◆ Written exercise
Reproduce the material below line by line, beginning with its first line and ending with the line that contains "const py = y => (H - M.b - y) / PH;"; leave out pictures.

◆ Source data

====================

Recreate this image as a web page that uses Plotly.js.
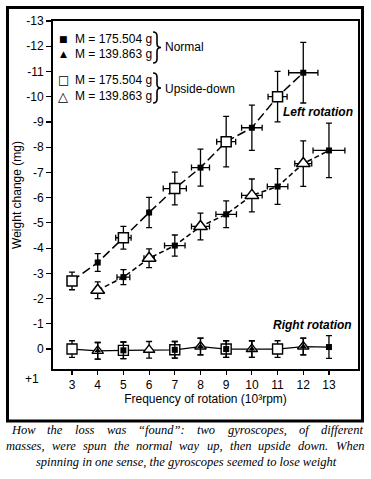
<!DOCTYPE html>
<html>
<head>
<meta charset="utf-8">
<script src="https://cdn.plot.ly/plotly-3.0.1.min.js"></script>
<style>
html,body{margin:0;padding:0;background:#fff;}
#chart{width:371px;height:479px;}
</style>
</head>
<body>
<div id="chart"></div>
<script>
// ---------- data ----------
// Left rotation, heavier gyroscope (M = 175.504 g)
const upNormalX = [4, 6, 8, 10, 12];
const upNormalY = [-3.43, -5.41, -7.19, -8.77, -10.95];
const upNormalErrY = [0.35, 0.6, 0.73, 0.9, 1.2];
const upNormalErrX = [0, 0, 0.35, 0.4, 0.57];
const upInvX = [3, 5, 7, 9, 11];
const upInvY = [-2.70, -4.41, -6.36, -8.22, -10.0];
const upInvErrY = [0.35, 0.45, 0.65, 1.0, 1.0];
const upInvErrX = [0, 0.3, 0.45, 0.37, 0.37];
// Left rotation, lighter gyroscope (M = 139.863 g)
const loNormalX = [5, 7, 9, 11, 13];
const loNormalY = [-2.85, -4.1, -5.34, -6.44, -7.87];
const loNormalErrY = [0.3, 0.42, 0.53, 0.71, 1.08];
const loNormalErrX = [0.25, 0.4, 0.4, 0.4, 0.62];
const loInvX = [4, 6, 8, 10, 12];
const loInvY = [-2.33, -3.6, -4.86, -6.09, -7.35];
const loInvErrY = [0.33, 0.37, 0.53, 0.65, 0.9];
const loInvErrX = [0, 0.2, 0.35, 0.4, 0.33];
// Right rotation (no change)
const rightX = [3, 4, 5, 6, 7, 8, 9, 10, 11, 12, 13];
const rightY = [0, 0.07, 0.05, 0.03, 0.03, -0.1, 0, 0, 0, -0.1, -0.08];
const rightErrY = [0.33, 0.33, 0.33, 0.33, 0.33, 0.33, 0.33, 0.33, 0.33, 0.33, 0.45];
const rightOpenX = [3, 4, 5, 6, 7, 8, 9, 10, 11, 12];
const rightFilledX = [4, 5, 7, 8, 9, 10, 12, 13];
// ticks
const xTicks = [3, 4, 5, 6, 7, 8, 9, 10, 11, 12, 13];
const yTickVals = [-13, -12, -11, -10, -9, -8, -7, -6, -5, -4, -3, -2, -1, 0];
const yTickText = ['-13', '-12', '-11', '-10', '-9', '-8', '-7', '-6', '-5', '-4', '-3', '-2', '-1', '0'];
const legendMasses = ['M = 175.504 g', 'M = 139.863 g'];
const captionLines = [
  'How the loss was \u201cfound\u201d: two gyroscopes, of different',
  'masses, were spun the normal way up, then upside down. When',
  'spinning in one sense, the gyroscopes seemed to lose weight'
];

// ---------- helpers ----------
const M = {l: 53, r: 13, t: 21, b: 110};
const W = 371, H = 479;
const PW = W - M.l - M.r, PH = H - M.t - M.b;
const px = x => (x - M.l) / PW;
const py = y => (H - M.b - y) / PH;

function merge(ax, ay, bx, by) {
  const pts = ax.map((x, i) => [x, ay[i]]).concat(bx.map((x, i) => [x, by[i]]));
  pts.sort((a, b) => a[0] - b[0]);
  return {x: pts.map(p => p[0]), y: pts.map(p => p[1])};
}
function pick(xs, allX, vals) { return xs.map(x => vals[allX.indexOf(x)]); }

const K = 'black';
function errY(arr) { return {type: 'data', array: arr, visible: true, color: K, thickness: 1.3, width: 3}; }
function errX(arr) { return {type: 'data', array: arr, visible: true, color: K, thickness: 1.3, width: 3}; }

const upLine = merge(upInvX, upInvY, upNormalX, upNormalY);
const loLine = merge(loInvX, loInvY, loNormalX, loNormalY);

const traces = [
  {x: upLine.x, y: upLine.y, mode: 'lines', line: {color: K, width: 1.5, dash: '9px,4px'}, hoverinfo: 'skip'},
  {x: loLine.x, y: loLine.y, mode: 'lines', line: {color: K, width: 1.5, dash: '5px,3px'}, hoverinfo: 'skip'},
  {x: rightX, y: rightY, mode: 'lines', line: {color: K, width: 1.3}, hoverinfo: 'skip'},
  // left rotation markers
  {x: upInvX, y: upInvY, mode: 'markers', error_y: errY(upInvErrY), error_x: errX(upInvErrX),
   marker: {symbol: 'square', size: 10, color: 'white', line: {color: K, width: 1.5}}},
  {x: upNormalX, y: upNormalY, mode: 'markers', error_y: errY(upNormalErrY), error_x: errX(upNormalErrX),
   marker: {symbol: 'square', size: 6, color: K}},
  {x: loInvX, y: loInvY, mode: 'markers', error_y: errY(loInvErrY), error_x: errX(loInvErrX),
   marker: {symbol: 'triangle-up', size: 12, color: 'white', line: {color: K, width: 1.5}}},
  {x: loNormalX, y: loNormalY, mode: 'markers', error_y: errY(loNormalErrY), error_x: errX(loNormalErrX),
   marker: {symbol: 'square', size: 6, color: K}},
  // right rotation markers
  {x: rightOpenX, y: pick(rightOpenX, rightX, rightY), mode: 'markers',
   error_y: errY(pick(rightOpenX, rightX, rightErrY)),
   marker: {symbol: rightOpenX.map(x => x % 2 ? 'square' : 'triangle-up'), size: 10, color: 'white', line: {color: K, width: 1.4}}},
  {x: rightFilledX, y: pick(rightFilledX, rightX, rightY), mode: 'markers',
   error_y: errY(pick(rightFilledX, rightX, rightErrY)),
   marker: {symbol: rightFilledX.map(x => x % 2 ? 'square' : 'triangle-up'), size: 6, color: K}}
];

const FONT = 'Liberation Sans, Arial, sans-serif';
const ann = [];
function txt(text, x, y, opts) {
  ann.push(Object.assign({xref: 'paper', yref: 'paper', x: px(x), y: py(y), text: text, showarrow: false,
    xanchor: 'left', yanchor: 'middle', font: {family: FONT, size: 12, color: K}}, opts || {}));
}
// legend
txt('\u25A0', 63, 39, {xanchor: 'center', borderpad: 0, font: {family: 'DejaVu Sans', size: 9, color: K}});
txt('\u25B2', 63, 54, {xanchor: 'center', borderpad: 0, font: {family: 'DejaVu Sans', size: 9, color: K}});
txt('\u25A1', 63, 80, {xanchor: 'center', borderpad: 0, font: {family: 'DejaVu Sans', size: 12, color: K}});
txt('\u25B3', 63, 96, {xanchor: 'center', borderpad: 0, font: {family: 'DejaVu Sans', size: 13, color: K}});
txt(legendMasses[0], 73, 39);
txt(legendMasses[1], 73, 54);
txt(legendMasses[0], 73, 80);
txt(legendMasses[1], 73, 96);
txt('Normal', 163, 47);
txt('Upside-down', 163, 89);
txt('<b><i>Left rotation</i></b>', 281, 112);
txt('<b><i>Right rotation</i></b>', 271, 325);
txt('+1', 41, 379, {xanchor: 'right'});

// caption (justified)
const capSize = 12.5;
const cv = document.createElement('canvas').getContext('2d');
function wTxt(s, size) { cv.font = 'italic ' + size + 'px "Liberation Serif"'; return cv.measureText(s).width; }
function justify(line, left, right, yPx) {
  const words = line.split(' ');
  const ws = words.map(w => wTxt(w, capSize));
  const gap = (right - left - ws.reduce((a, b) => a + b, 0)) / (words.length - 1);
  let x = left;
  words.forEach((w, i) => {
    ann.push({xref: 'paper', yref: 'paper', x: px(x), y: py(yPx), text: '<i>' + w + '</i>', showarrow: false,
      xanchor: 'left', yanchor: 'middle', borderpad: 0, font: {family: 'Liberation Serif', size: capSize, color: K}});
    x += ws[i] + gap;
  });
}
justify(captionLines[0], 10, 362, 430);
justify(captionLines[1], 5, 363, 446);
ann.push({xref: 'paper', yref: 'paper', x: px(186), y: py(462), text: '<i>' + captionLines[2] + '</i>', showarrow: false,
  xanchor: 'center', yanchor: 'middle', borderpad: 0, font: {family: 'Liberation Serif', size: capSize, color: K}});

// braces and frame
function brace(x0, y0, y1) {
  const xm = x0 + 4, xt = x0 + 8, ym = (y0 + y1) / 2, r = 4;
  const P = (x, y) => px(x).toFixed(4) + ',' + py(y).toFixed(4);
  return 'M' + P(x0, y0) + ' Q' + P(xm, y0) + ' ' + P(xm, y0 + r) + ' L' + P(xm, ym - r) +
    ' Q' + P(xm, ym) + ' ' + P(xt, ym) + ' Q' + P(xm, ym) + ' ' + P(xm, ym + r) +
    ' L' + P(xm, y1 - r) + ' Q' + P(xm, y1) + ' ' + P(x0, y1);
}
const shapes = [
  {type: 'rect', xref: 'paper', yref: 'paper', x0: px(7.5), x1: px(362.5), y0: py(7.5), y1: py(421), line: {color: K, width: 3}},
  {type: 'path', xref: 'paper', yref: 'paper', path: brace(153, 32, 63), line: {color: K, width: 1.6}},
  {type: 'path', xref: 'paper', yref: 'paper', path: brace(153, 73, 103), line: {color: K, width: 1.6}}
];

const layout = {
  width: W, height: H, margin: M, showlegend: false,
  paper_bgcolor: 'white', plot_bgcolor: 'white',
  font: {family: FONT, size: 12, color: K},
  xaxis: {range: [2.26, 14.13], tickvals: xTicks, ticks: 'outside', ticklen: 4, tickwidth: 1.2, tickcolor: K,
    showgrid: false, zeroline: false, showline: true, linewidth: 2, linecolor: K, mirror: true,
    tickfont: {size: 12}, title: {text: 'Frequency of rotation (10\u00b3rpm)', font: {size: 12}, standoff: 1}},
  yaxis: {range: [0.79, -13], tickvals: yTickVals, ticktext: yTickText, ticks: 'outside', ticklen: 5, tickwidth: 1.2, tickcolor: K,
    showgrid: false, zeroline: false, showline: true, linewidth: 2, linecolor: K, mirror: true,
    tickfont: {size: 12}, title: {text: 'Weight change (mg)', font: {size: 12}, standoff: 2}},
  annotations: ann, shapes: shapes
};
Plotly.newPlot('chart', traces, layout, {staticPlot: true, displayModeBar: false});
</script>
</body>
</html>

====================

◆ Answer to this problem
Recreate this image as a web page that uses Plotly.js.
<!DOCTYPE html>
<html>
<head>
<meta charset="utf-8">
<script src="https://cdn.plot.ly/plotly-3.0.1.min.js"></script>
<style>
html,body{margin:0;padding:0;background:#fff;}
#chart{width:371px;height:479px;}
</style>
</head>
<body>
<div id="chart"></div>
<script>
// ---------- data ----------
// Left rotation, heavier gyroscope (M = 175.504 g)
const upNormalX = [4, 6, 8, 10, 12];
const upNormalY = [-3.43, -5.41, -7.19, -8.77, -10.95];
const upNormalErrY = [0.35, 0.6, 0.73, 0.9, 1.2];
const upNormalErrX = [0, 0, 0.35, 0.4, 0.57];
const upInvX = [3, 5, 7, 9, 11];
const upInvY = [-2.70, -4.41, -6.36, -8.22, -10.0];
const upInvErrY = [0.35, 0.45, 0.65, 1.0, 1.0];
const upInvErrX = [0, 0.3, 0.45, 0.37, 0.37];
// Left rotation, lighter gyroscope (M = 139.863 g)
const loNormalX = [5, 7, 9, 11, 13];
const loNormalY = [-2.85, -4.1, -5.34, -6.44, -7.87];
const loNormalErrY = [0.3, 0.42, 0.53, 0.71, 1.08];
const loNormalErrX = [0.25, 0.4, 0.4, 0.4, 0.62];
const loInvX = [4, 6, 8, 10, 12];
const loInvY = [-2.33, -3.6, -4.86, -6.09, -7.35];
const loInvErrY = [0.33, 0.37, 0.53, 0.65, 0.9];
const loInvErrX = [0, 0.2, 0.35, 0.4, 0.33];
// Right rotation (no change)
const rightX = [3, 4, 5, 6, 7, 8, 9, 10, 11, 12, 13];
const rightY = [0, 0.07, 0.05, 0.03, 0.03, -0.1, 0, 0, 0, -0.1, -0.08];
const rightErrY = [0.33, 0.33, 0.33, 0.33, 0.33, 0.33, 0.33, 0.33, 0.33, 0.33, 0.45];
const rightOpenX = [3, 4, 5, 6, 7, 8, 9, 10, 11, 12];
const rightFilledX = [4, 5, 7, 8, 9, 10, 12, 13];
// ticks
const xTicks = [3, 4, 5, 6, 7, 8, 9, 10, 11, 12, 13];
const yTickVals = [-13, -12, -11, -10, -9, -8, -7, -6, -5, -4, -3, -2, -1, 0];
const yTickText = ['-13', '-12', '-11', '-10', '-9', '-8', '-7', '-6', '-5', '-4', '-3', '-2', '-1', '0'];
const legendMasses = ['M = 175.504 g', 'M = 139.863 g'];
const captionLines = [
  'How the loss was \u201cfound\u201d: two gyroscopes, of different',
  'masses, were spun the normal way up, then upside down. When',
  'spinning in one sense, the gyroscopes seemed to lose weight'
];

// ---------- helpers ----------
const M = {l: 53, r: 13, t: 21, b: 110};
const W = 371, H = 479;
const PW = W - M.l - M.r, PH = H - M.t - M.b;
const px = x => (x - M.l) / PW;
const py = y => (H - M.b - y) / PH;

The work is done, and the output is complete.